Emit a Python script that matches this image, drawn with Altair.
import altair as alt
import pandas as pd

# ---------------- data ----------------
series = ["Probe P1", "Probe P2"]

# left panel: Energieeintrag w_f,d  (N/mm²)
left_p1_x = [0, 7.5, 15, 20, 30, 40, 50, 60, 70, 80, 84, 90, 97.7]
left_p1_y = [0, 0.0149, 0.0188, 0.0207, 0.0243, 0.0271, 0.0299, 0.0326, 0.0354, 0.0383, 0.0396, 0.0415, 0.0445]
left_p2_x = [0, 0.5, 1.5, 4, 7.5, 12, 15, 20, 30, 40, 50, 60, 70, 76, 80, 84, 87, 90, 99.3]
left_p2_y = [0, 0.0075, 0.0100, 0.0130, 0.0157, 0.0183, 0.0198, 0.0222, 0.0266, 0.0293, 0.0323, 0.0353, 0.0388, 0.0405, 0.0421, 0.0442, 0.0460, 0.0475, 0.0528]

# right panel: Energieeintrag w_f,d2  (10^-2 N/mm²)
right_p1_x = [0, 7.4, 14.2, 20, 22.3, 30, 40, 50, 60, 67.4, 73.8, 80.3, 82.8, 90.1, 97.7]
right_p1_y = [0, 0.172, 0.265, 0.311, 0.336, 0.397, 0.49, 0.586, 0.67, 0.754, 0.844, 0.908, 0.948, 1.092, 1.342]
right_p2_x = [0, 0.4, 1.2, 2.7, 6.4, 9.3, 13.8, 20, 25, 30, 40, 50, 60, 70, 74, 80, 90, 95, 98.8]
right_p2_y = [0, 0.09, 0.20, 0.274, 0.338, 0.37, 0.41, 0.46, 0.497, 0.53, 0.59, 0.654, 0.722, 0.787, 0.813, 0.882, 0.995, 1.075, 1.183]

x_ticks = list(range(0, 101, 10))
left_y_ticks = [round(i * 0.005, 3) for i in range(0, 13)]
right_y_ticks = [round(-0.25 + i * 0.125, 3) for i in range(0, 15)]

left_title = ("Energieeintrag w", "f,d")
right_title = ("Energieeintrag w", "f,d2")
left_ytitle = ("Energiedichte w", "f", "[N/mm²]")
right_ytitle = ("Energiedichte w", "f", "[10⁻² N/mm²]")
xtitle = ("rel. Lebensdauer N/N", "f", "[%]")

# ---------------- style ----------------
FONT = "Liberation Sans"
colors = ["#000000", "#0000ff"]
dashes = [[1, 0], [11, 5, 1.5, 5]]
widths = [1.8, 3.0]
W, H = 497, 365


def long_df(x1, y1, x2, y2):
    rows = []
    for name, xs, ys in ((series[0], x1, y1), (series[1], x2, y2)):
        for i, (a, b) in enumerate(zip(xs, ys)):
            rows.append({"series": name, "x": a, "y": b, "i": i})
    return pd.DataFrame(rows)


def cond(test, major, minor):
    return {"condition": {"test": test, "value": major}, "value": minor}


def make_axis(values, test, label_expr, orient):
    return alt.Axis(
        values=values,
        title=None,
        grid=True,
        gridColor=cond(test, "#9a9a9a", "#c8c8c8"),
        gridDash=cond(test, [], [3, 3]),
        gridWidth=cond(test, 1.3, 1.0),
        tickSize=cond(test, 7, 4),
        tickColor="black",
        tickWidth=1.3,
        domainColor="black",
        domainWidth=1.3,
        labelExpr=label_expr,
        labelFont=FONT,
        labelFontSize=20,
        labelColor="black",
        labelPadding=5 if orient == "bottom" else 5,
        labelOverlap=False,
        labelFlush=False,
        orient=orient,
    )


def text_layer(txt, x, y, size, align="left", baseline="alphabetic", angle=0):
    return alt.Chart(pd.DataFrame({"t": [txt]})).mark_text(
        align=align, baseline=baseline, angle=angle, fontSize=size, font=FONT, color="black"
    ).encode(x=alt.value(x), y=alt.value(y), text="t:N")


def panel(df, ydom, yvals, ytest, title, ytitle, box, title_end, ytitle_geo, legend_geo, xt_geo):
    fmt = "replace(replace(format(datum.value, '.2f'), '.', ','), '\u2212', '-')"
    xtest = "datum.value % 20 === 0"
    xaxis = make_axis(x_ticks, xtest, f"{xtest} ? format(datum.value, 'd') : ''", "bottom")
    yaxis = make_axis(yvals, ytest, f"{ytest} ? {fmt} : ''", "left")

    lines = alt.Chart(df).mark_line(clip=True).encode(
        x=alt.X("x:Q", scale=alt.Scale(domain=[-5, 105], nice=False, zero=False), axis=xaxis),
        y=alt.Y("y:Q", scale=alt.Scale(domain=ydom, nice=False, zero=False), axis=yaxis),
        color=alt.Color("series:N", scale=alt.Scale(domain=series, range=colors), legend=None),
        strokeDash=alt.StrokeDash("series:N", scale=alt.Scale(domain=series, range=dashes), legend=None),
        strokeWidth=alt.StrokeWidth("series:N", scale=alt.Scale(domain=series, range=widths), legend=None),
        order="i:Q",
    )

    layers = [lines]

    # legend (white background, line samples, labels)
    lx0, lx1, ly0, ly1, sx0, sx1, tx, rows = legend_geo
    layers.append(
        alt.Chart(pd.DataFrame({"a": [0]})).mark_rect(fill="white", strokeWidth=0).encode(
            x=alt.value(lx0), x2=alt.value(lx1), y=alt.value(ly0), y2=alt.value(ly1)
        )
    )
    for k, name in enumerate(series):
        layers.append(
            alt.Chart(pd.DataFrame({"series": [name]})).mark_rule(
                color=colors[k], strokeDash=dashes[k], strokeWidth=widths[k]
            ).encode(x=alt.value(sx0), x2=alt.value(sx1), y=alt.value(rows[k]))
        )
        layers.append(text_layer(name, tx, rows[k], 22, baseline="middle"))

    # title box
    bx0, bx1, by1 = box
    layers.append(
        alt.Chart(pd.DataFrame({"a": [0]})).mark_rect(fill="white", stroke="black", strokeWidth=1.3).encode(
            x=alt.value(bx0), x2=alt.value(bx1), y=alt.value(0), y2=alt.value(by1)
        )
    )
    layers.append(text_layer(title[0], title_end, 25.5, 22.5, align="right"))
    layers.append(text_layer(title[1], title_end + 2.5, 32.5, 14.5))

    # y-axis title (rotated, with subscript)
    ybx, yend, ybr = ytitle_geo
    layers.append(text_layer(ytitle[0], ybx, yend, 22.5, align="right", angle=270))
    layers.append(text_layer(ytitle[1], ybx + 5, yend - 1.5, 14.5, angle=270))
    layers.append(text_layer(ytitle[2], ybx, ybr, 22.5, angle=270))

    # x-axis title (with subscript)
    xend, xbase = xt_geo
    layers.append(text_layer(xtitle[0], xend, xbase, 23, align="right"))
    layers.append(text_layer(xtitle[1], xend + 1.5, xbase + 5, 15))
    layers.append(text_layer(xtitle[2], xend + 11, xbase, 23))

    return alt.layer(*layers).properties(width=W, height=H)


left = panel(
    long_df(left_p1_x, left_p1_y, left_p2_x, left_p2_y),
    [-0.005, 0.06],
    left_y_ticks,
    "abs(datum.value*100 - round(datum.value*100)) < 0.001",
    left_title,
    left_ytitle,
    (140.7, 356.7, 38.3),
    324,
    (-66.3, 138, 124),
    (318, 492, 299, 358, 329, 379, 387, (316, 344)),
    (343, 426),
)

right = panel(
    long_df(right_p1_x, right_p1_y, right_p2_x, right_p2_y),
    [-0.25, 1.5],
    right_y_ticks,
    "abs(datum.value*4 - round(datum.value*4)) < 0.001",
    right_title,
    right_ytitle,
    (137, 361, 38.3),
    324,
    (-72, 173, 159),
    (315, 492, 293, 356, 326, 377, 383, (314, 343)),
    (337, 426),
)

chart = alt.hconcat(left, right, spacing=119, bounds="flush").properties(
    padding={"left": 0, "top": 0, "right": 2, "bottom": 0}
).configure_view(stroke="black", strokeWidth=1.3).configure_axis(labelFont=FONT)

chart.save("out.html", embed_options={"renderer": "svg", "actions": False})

(The task)
Give the lines again, exactly as they stand, from the beginning of the data through the line with "0.0460, 0.0475, 0.0528]".

(Complete response)
Emit a Python script that matches this image, drawn with Altair.
import altair as alt
import pandas as pd

# ---------------- data ----------------
series = ["Probe P1", "Probe P2"]

# left panel: Energieeintrag w_f,d  (N/mm²)
left_p1_x = [0, 7.5, 15, 20, 30, 40, 50, 60, 70, 80, 84, 90, 97.7]
left_p1_y = [0, 0.0149, 0.0188, 0.0207, 0.0243, 0.0271, 0.0299, 0.0326, 0.0354, 0.0383, 0.0396, 0.0415, 0.0445]
left_p2_x = [0, 0.5, 1.5, 4, 7.5, 12, 15, 20, 30, 40, 50, 60, 70, 76, 80, 84, 87, 90, 99.3]
left_p2_y = [0, 0.0075, 0.0100, 0.0130, 0.0157, 0.0183, 0.0198, 0.0222, 0.0266, 0.0293, 0.0323, 0.0353, 0.0388, 0.0405, 0.0421, 0.0442, 0.0460, 0.0475, 0.0528]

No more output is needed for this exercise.